Rear-View Camera Install

Rear-View Camera Install

Installing a rear-view backup monitor

Have you ever tried to hook up to a trailer without someone spotting for you? If you avoided scratching your paint or dinging the hitch, consider yourself a talented estimator of distance. For the rest of us, though, a rear-view camera can make this task and others much easier.


In recent years, proximity sensors that beep when you back up too close to an obstacle have become a popular factory option on SUVs and other large vehicles. Problem is, the device doesn't tell you what's back there, and only some indicate just how close you are to hitting something or, even worse, someone. A rear-view camera is actually a better alternative. Not only does it let you see what might be blocking your rearward path, but also can serve as a security measure for spotting intruders lurking behind your vehicle and a safety measure to help avoid hitting a child or animal.

In some cases the rear-view camera is mounted at the top edge of the roof, so it has a bird's eye view of any objects behind the rear bumper. On this particular vehicle, though, the owner didn't want to drill into the sheetmetal, so we opted for putting Hind Sight color CCD bullet-type camera in the plastic bumper cover.

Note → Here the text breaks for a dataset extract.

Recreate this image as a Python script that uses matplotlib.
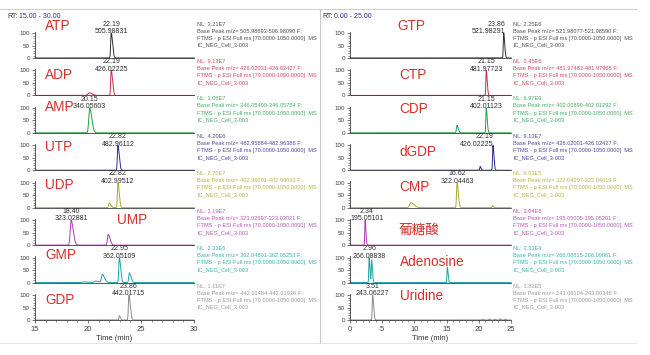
import numpy as np
import matplotlib
matplotlib.use("Agg")
import matplotlib.pyplot as plt
from matplotlib.ticker import MultipleLocator

# ---------------- data ----------------
left_names = ["ATP", "ADP", "AMP", "UTP", "UDP", "UMP", "GMP", "GDP"]
left_rt = [22.19, 22.19, 20.15, 22.82, 22.82, 18.40, 22.95, 23.86]
left_mz = ["505.98831", "426.02225", "346.05603", "482.96112",
           "402.99512", "323.02881", "362.05109", "442.01715"]
left_nl = ["3.21E7", "9.13E7", "1.06E7", "4.20E6", "2.70E7", "1.19E7", "2.33E6", "1.11E7"]
left_range = ["505.98693-506.98090", "426.02031-426.02427", "346.05409-346.05754",
              "482.95884-482.96386", "402.99291-402.99693", "323.02697-323.03021",
              "362.04891-362.05253", "442.01484-442.01936"]
# peaks: (retention time, relative abundance, width)
left_peaks = [
    [(22.19, 100, 0.05)],
    [(22.19, 100, 0.05), (20.10, 10, 0.12)],
    [(20.15, 100, 0.08)],
    [(22.82, 100, 0.05)],
    [(22.82, 100, 0.05), (22.00, 19, 0.06)],
    [(18.40, 100, 0.08), (21.90, 43, 0.07)],
    [(22.95, 100, 0.05), (19.60, 3, 0.15), (20.70, 6, 0.12), (21.35, 32, 0.08), (23.90, 39, 0.06)],
    [(23.86, 100, 0.05), (22.95, 17, 0.04)],
]

right_names = ["GTP", "CTP", "CDP", "dGDP", "CMP", "葡糖酸", "Adenosine", "Uridine"]
right_rt = [23.86, 21.15, 21.15, 22.19, 16.62, 2.34, 2.96, 3.51]
right_mz = ["521.98291", "481.97723", "402.01123", "426.02225",
            "322.04463", "195.05101", "266.08838", "243.06227"]
right_nl = ["2.25E6", "2.45E6", "6.97E6", "9.13E7", "9.03E5", "3.04E8", "2.33E4", "3.82E5"]
right_range = ["521.98077-521.98590", "481.97483-481.97965", "402.00890-402.01292",
               "426.02001-426.02427", "322.04297-322.04619", "195.05005-195.05201",
               "266.08815-266.09061", "243.06104-243.06348"]
right_peaks = [
    [(23.86, 100, 0.06)],
    [(21.15, 100, 0.06)],
    [(21.15, 100, 0.06), (16.60, 30, 0.08)],
    [(22.19, 100, 0.06), (20.20, 15, 0.06)],
    [(16.62, 100, 0.08), (9.45, 20, 0.20), (22.10, 8, 0.06)],
    [(2.34, 100, 0.05)],
    [(2.96, 100, 0.05), (3.35, 90, 0.05), (15.10, 62, 0.05)],
    [(3.51, 100, 0.06), (20.6, 3, 0.05), (21.6, 4, 0.05), (22.5, 3, 0.05), (23.3, 5, 0.05), (24.1, 4, 0.05)],
]

colors = ["#303030", "#cc2b45", "#22a046", "#2b2b8c", "#a8a828", "#b23ab2", "#1fa3a3", "#8a8a8a"]
name_color = "#d8302a"

# ---------------- layout helpers (pixel based) ----------------
W, H = 650, 355
fig = plt.figure(figsize=(W / 100, H / 100), dpi=100)
fig.patch.set_facecolor("white")

def fx(px):
    return px / W

def fy(py):
    return 1 - py / H

base0, step = 58.0, 37.43
unit = 25.0  # px for 100 %
YMAX = 105

SANS = ["Liberation Sans", "Noto Sans CJK SC", "DejaVu Sans"]

panels = [
    dict(x0=35, x1=194, lim=(15, 30), names=left_names, rt=left_rt, mz=left_mz, nl=left_nl,
         rng=left_range, peaks=left_peaks, txtx=197,
         name_x=[15.95, 15.95, 15.95, 15.95, 15.95, 22.7, 15.95, 15.95],
         name_y=[128, 80, 104, 92, 92, 100, 112, 80],
         ha=["center"] * 8, dx=[0] * 8,
         rtlabel=("RT:", "15.00 - 30.00", 7, 19), ticks=[15, 20, 25, 30]),
    dict(x0=350, x1=511, lim=(0, 25), names=right_names, rt=right_rt, mz=right_mz, nl=right_nl,
         rng=right_range, peaks=right_peaks, txtx=513,
         name_x=[7.3, 7.7, 7.7, 7.6, 7.6, 7.6, 7.7, 7.7],
         name_y=[128, 80, 96, 72, 84, 60, 84, 96],
         ha=["right", "center", "center", "right", "center", "center", "center", "center"],
         dx=[0.3, 0, 0, 0.1, 0, 0.3, 0, 0],
         rtlabel=("RT:", "0.00 - 25.00", 322, 334), ticks=[0, 5, 10, 15, 20, 25]),
]

for p in panels:
    lo, hi = p["lim"]
    t = np.linspace(lo, hi, 6000)
    for i in range(8):
        b = base0 + i * step
        ax = fig.add_axes([fx(p["x0"]), fy(b), (p["x1"] - p["x0"]) / W, unit * YMAX / 100 / H])
        y = np.zeros_like(t)
        for (rt, h, s) in p["peaks"][i]:
            sl = np.where(t < rt, s, s * 2.5)
            y += h * np.exp(-0.5 * ((t - rt) / sl) ** 2)
        ax.plot(t, y, color=colors[i], lw=0.7, clip_on=False)
        ax.set_xlim(lo, hi)
        ax.set_ylim(0, YMAX)
        ax.patch.set_alpha(0)
        for s in ("top", "right"):
            ax.spines[s].set_visible(False)
        for s in ("left", "bottom"):
            ax.spines[s].set_color("#404040")
            ax.spines[s].set_linewidth(0.6)
        ax.set_yticks([0, 50, 100])
        ax.yaxis.set_minor_locator(MultipleLocator(10))
        ax.tick_params(axis="y", which="major", labelsize=4.5, length=2.5, width=0.5,
                       pad=1, colors="#404040")
        ax.tick_params(axis="y", which="minor", length=1.2, width=0.4, colors="#404040")
        if i < 7:
            ax.tick_params(axis="x", which="both", bottom=False, labelbottom=False)
        else:
            ax.set_xticks(p["ticks"])
            ax.xaxis.set_minor_locator(MultipleLocator(1))
            ax.tick_params(axis="x", which="major", labelsize=5.5, length=2.5, width=0.5,
                           pad=1.5, colors="#404040")
            ax.tick_params(axis="x", which="minor", length=1.2, width=0.4, colors="#404040")
            ax.set_xlabel("Time (min)", fontsize=5.5, labelpad=1.5, color="#303030",
                          family=SANS)
        for lab in ax.get_xticklabels() + ax.get_yticklabels():
            lab.set_family(SANS)
        # peak annotation
        ax.text(p["rt"][i] + p["dx"][i], 91, f"{p['rt'][i]:.2f}\n{p['mz'][i]}",
                ha=p["ha"][i], va="bottom", fontsize=5, linespacing=1.1,
                color="#303030", clip_on=False, family=SANS)
        # compound name
        ax.text(p["name_x"][i], p["name_y"][i], p["names"][i], ha="left", va="center",
                fontsize=9.8, color=name_color, family=SANS, clip_on=False)
        # info block
        lines = [f"NL: {p['nl'][i]}",
                 f"Base Peak m/z= {p['rng'][i]} F:",
                 "FTMS - p ESI Full ms [70.0000-1050.0000]  MS",
                 "IC_NEG_Cell_3-003"]
        for k, ln in enumerate(lines):
            fig.text(fx(p["txtx"]), fy(b - 34 + k * 7.1), ln, ha="left", va="center",
                     fontsize=4.1, color=colors[i], family=SANS, alpha=0.85)
    a, bnum, xa, xb = p["rtlabel"]
    fig.text(fx(xa), fy(16), a, fontsize=5, color="#303030", va="center", family=SANS)
    fig.text(fx(xb), fy(16), bnum, fontsize=5, color="#3030a0", va="center", family=SANS)

# frame lines
fig.add_artist(plt.Line2D([0, fx(636)], [fy(9), fy(9)], color="#cfcfcf", lw=0.8))
fig.add_artist(plt.Line2D([0, fx(636)], [fy(343), fy(343)], color="#e6e6e6", lw=0.8))
fig.add_artist(plt.Line2D([fx(320), fx(320)], [fy(9), fy(343)], color="#c8c8c8", lw=0.8))

fig.savefig("out.png", dpi=100)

Actually, you can install the camera in just about any location you wish, and use the angled controller rings to aim it in the desired direction. (In fact, we once saw an owner of a sport compact who had eight-yes, eight-cameras installed at various locations, with a spit-screen setup on a large monitor.


You probably don't need anything that elaborate (or voyeuristic) on your truck or SUV, however. The housing for the 3.5-inch screen included with Vizualogic's Hind Sight Backup Monitor System fits right over the support for the rear-view mirror within easy sight of the driver without impeding forward visibility. We should note that the monitor required a bit of adjustment when fitting it into the plastic housing. You may need to elongate or widen the screw holes with a drill bit or reamer, but not so much that they are bigger than the washers for screws.

Normally the camera comes on when the gearshift lever is in reverse (by linking the system to the wiring backup lights), but the vehicle's owner requested a manual override switch as well (not a bad idea for the security aspect already mentioned). That step required drilling a hole in the dash for the switch (not included, but readily available at most electronics supply stores). We also had to install a diode in the wiring harness to prevent the manual switch from activating the circuit for the backup lights. The diode is a small, in-line electrical component that acts like a check valve for current, keeping it from flowing in more than one direction.

The professional installer also recommended zip-tying the conduit about every six inches so it stays secure, and also scraping paint off the metal where the system is grounded. Once it's properly installed and you're able to spot things behind you, you'll probably wonder how you ever survived without it.